You're asking too much. I can answer you in short:
Nuclear Decay Reactions occur when the nuclear force$^1$ between nucleons is not able to hold the nucleons together.
Now as it can't hold large nucleons, the nucleus starts emitting particles or following special processes to reduce mass or nucleons and reach a stable zone, the choice of process depends on where the nucleon is as per a graph $^3$.
$^1$.one of the four fundamental forces of nature. If there was no nuclear force, everything would repel apart. The reason being, if there was only electrostatic force between protons, the whole nucleus$^{1a}$ would repel away. So another "nuclear force", acts into play, which is blind to the charges, and acts according to another intrinsic property$^{1b}$ called color$^{1c}$ .

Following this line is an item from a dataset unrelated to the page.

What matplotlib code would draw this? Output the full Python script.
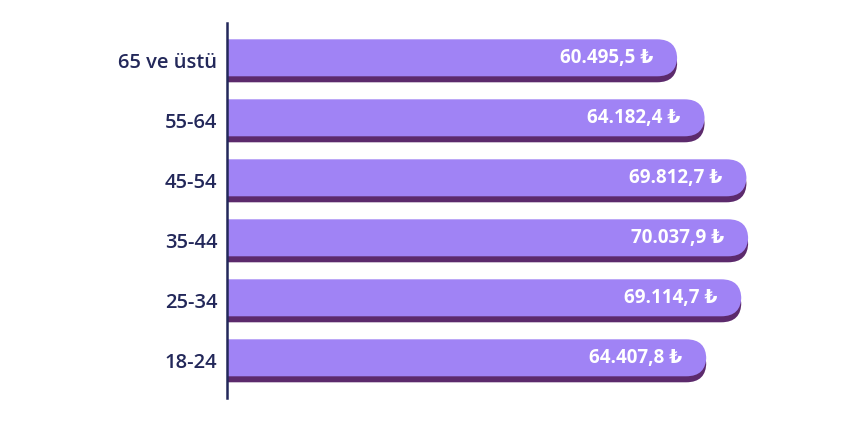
import matplotlib
matplotlib.use("Agg")
import matplotlib.pyplot as plt
from matplotlib.patches import FancyBboxPatch

# age groups, bottom to top
categories = ["18-24", "25-34", "35-44", "45-54", "55-64", "65 ve üstü"]
values = [64407.8, 69114.7, 70037.9, 69812.7, 64182.4, 60495.5]

LIGHT = "#a083f5"
DARK = "#5c2a6c"
NAVY = "#23285a"
FONT = ["Open Sans", "DejaVu Sans"]

def tr_fmt(v):
    s = "{:,.1f}".format(v)
    return s.replace(",", "X").replace(".", ",").replace("X", ".") + " \u20ba"

W, H = 860, 423
fig = plt.figure(figsize=(W / 100, H / 100), dpi=100)
ax_l, ax_r, ax_t, ax_b = 227, 800, 23, 398
ax = fig.add_axes([ax_l / W, 1 - ax_b / H, (ax_r - ax_l) / W, (ax_b - ax_t) / H])

xmax = 77000
ymin, ymax = -0.62, 5.63
ax.set_xlim(0, xmax)
ax.set_ylim(ymin, ymax)

xu_per_px = xmax / (ax_r - ax_l)
yu_per_px = (ymax - ymin) / (ax_b - ax_t)
aspect = yu_per_px / xu_per_px

bar_h = 37 * yu_per_px
shift = 6 * yu_per_px
r = 20 * xu_per_px

for i, v in enumerate(values):
    for col, dy, z in [(DARK, -shift / 2, 2), (LIGHT, shift / 2, 3)]:
        p = FancyBboxPatch((-r * 2, i + dy - bar_h / 2), v + r * 2, bar_h,
                           boxstyle="round,pad=0,rounding_size=%f" % r,
                           mutation_aspect=aspect, fc=col, ec="none", zorder=z)
        ax.add_patch(p)
    ax.text(v - 24 * xu_per_px, i + shift / 2, tr_fmt(v), ha="right", va="center",
            color="white", fontsize=13.5, fontweight="bold",
            family=FONT, zorder=4)

ax.set_yticks(range(len(categories)))
ax.set_yticklabels(categories, fontsize=14.5, color=NAVY, fontweight="semibold",
                   family=FONT)
ax.tick_params(axis="y", length=0, pad=7)
ax.set_xticks([])
for s in ["top", "right", "bottom"]:
    ax.spines[s].set_visible(False)
ax.spines["left"].set_color(NAVY)
ax.spines["left"].set_linewidth(1.8)
ax.spines["left"].set_zorder(5)

fig.savefig("out.png", dpi=100)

So now when nucleons are at the order of 1 fermi$^{1d}$ , the force is attractive and stops acting very (very) quickly (dying).
$^{1a}$ actually, only protons, to be specific
$^{1b}$ like mass, charge, etc.
$^{1c}$ and involves variety of particles called gluons, mesons, hyper-mesons, quarks, etc.
$^{1d}$ named after great scientist, $1$ fm$=10^{-15}$ m
$^{2}$$\beta^-,\beta^+,\ce{_2^4He}(\alpha)$, K-capture etc.
$^3$ which predicts that is no. of protons = no. of neutrons, then nucleus is stable ,generally, only for lighter nucleus(es) and for heavier ones it bends a little upward like a parabola ($y=x^2$)